**Source material:**

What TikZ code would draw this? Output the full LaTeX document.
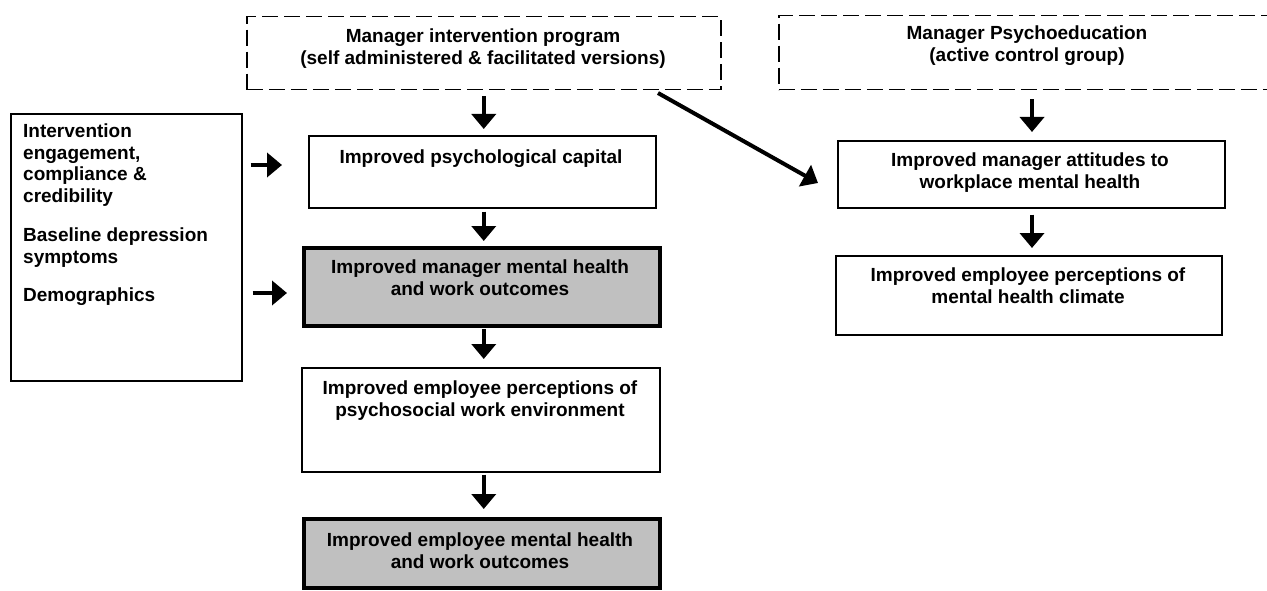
\documentclass[tikz,border=0pt]{standalone}
\usepackage{fontspec}
\setmainfont{Liberation Sans}
\usetikzlibrary{arrows.meta,calc}
\definecolor{boxgray}{HTML}{C0C0C0}
\tikzset{
  box/.style={draw=black, line width=1.6pt, rectangle, inner sep=0pt, anchor=north west},
  dbox/.style={box, dash pattern=on 16pt off 6pt, line width=1.5pt},
  gbox/.style={box, line width=4pt, fill=boxgray},
  txt/.style={inner sep=0pt, anchor=north, align=center, font=\fontsize{19}{21.5}\selectfont\bfseries},
  ltxt/.style={inner sep=0pt, anchor=north west, align=left, font=\fontsize{19}{21.5}\selectfont\bfseries},
  arr/.style={line width=4pt, -{Triangle[width=24pt,length=15pt]}}
}
\begin{document}
\begin{tikzpicture}[x=1pt,y=-1pt]
\useasboundingbox (0,0) rectangle (1267,591);
\clip (0,0) rectangle (1267,591);
% boxes
\node[dbox, minimum width=474pt, minimum height=73pt] (prog) at (246,16) {};
\node[dbox, minimum width=520pt, minimum height=74pt] (psyed) at (778,15) {};
\node[box, minimum width=231pt, minimum height=267pt] (left) at (10,113) {};
\node[box, minimum width=347pt, minimum height=72pt] (cap) at (308,135) {};
\node[gbox, minimum width=356pt, minimum height=78pt] (mmh) at (302,246) {};
\node[box, minimum width=358pt, minimum height=104pt] (eperc) at (301,367) {};
\node[gbox, minimum width=356pt, minimum height=69pt] (emh) at (302,517) {};
\node[box, minimum width=387pt, minimum height=67pt] (att) at (837,140) {};
\node[box, minimum width=386pt, minimum height=79pt] (clim) at (835,255) {};
% texts
\node[txt] (progT) at (483,29) {Manager intervention program\\(self administered \& facilitated versions)};
\node[txt] (psyedT) at (1027,26) {Manager Psychoeducation\\(active control group)};
\node[txt] (capT) at (481,150) {Improved psychological capital};
\node[txt] (mmhT) at (480,260) {Improved manager mental health\\and work outcomes};
\node[txt] (epercT) at (480,381) {Improved employee perceptions of\\psychosocial work environment};
\node[txt] (emhT) at (480,533) {Improved employee mental health\\and work outcomes};
\node[txt] (attT) at (1030,153) {Improved manager attitudes to\\workplace mental health};
\node[txt] (climT) at (1028,268) {Improved employee perceptions of\\mental health climate};
\node[ltxt] (leftA) at (23,124) {Intervention\\engagement,\\compliance \&\\credibility};
\node[ltxt] (leftB) at (23,228) {Baseline depression\\symptoms};
\node[ltxt] (leftC) at (23,288) {Demographics};
% connectors
\draw[arr, shorten <=6pt, shorten >=6pt] (prog.south) -- (prog.south |- cap.north);
\draw[arr, shorten <=3pt, shorten >=5pt] (prog.south |- cap.south) -- (prog.south |- mmh.north);
\draw[arr, shorten <=1pt, shorten >=8pt] (prog.south |- mmh.south) -- (prog.south |- eperc.north);
\draw[arr, shorten <=2pt, shorten >=8pt] (prog.south |- eperc.south) -- (prog.south |- emh.north);
\coordinate (rc) at (1032,0);
\draw[arr, shorten <=9pt, shorten >=8pt] (rc |- psyed.south) -- (rc |- att.north);
\draw[arr, shorten <=6pt, shorten >=7pt] (rc |- att.south) -- (rc |- clim.north);
\coordinate (l1) at (0,165);
\coordinate (l2) at (0,293);
\draw[arr, shorten <=8pt, shorten >=26pt] (left.east |- l1) -- (cap.west |- l1);
\draw[arr, shorten <=10pt, shorten >=15pt] (left.east |- l2) -- (mmh.west |- l2);
\coordinate (d1) at (658,93);
\coordinate (d2) at (818,183);
\draw[arr] (d1) -- (d2);
\end{tikzpicture}
\end{document}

**What you will do:** Write out the whole listing again, exactly, with no pictures.

**Solution to the exercise:**
What TikZ code would draw this? Output the full LaTeX document.
\documentclass[tikz,border=0pt]{standalone}
\usepackage{fontspec}
\setmainfont{Liberation Sans}
\usetikzlibrary{arrows.meta,calc}
\definecolor{boxgray}{HTML}{C0C0C0}
\tikzset{
  box/.style={draw=black, line width=1.6pt, rectangle, inner sep=0pt, anchor=north west},
  dbox/.style={box, dash pattern=on 16pt off 6pt, line width=1.5pt},
  gbox/.style={box, line width=4pt, fill=boxgray},
  txt/.style={inner sep=0pt, anchor=north, align=center, font=\fontsize{19}{21.5}\selectfont\bfseries},
  ltxt/.style={inner sep=0pt, anchor=north west, align=left, font=\fontsize{19}{21.5}\selectfont\bfseries},
  arr/.style={line width=4pt, -{Triangle[width=24pt,length=15pt]}}
}
\begin{document}
\begin{tikzpicture}[x=1pt,y=-1pt]
\useasboundingbox (0,0) rectangle (1267,591);
\clip (0,0) rectangle (1267,591);
% boxes
\node[dbox, minimum width=474pt, minimum height=73pt] (prog) at (246,16) {};
\node[dbox, minimum width=520pt, minimum height=74pt] (psyed) at (778,15) {};
\node[box, minimum width=231pt, minimum height=267pt] (left) at (10,113) {};
\node[box, minimum width=347pt, minimum height=72pt] (cap) at (308,135) {};
\node[gbox, minimum width=356pt, minimum height=78pt] (mmh) at (302,246) {};
\node[box, minimum width=358pt, minimum height=104pt] (eperc) at (301,367) {};
\node[gbox, minimum width=356pt, minimum height=69pt] (emh) at (302,517) {};
\node[box, minimum width=387pt, minimum height=67pt] (att) at (837,140) {};
\node[box, minimum width=386pt, minimum height=79pt] (clim) at (835,255) {};
% texts
\node[txt] (progT) at (483,29) {Manager intervention program\\(self administered \& facilitated versions)};
\node[txt] (psyedT) at (1027,26) {Manager Psychoeducation\\(active control group)};
\node[txt] (capT) at (481,150) {Improved psychological capital};
\node[txt] (mmhT) at (480,260) {Improved manager mental health\\and work outcomes};
\node[txt] (epercT) at (480,381) {Improved employee perceptions of\\psychosocial work environment};
\node[txt] (emhT) at (480,533) {Improved employee mental health\\and work outcomes};
\node[txt] (attT) at (1030,153) {Improved manager attitudes to\\workplace mental health};
\node[txt] (climT) at (1028,268) {Improved employee perceptions of\\mental health climate};
\node[ltxt] (leftA) at (23,124) {Intervention\\engagement,\\compliance \&\\credibility};
\node[ltxt] (leftB) at (23,228) {Baseline depression\\symptoms};
\node[ltxt] (leftC) at (23,288) {Demographics};
% connectors
\draw[arr, shorten <=6pt, shorten >=6pt] (prog.south) -- (prog.south |- cap.north);
\draw[arr, shorten <=3pt, shorten >=5pt] (prog.south |- cap.south) -- (prog.south |- mmh.north);
\draw[arr, shorten <=1pt, shorten >=8pt] (prog.south |- mmh.south) -- (prog.south |- eperc.north);
\draw[arr, shorten <=2pt, shorten >=8pt] (prog.south |- eperc.south) -- (prog.south |- emh.north);
\coordinate (rc) at (1032,0);
\draw[arr, shorten <=9pt, shorten >=8pt] (rc |- psyed.south) -- (rc |- att.north);
\draw[arr, shorten <=6pt, shorten >=7pt] (rc |- att.south) -- (rc |- clim.north);
\coordinate (l1) at (0,165);
\coordinate (l2) at (0,293);
\draw[arr, shorten <=8pt, shorten >=26pt] (left.east |- l1) -- (cap.west |- l1);
\draw[arr, shorten <=10pt, shorten >=15pt] (left.east |- l2) -- (mmh.west |- l2);
\coordinate (d1) at (658,93);
\coordinate (d2) at (818,183);
\draw[arr] (d1) -- (d2);
\end{tikzpicture}
\end{document}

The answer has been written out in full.